All in all, it is far less expensive to save ahead of time than it is to borrow money, since you’ll be earning interest instead of paying it. Here’s how to get started saving:

  1. Start saving the day your child is born, and save as much as you can. Compounding interest can help your savings grow more quickly; for example, putting away $50 a month beginning at your child’s birth would yield $20,000 by age 17, assuming a 7 percent return on your money. Bump that up to $200 per month, and you would yield almost $80,000 by age 17.
  2. Save money on a consistent basis rather than on a random schedule. Consider setting up an automatic payroll deduction or have your bank automatically move money from your checking account to a college savings account.
  3. Establish a savings goal to measure how well you are doing, and modify that goal as your salary increases.
  4. Save windfalls such as inheritances, income tax refunds, or bonuses.

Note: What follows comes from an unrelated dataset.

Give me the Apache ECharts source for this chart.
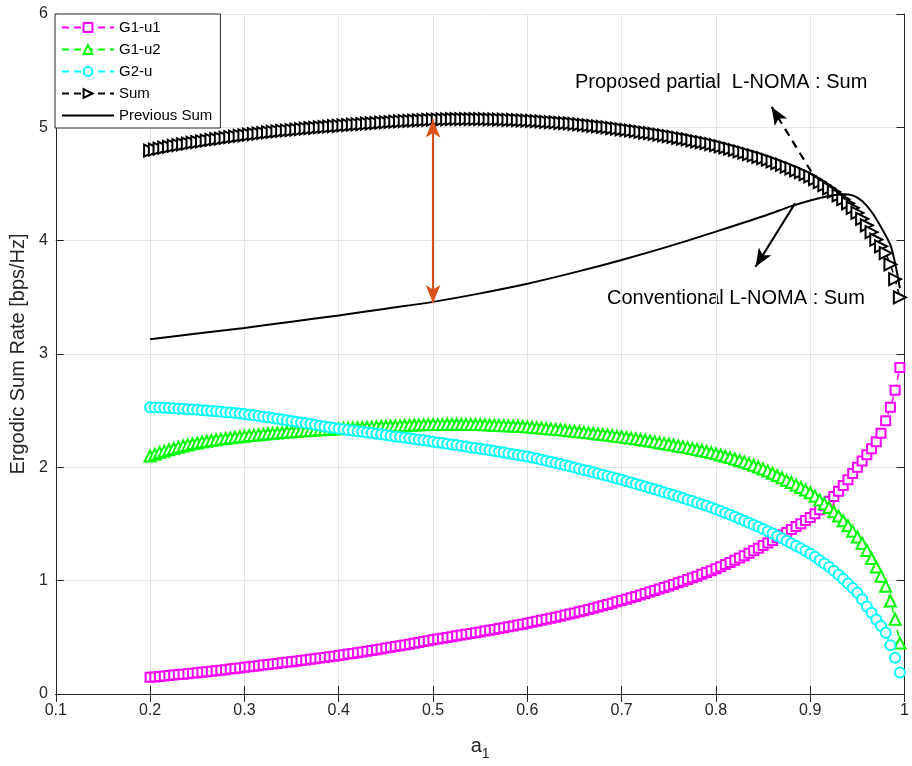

  5. Increase the amount you save by 5 percent each year to keep up with the college tuition inflation rate.
  6. Ask relatives to contribute to the savings account in lieu of gifts.
  7. Place the money you used for outdated expenses into a college savings account, and cut down on current expenses to redirect that money to college savings as well. This could include anything from extra TV channels to meals out.
  8. Teach your children about saving by getting them involved in the financial preparation for their education.
  9. Make sure to pay off your credit cards, maintain a reserve of six months’ pay in case of a job loss, and save for retirement so that you are just as financially cushioned as your child’s college fund. This helps protect both you and your children from having to dip into college savings to cover other expenses.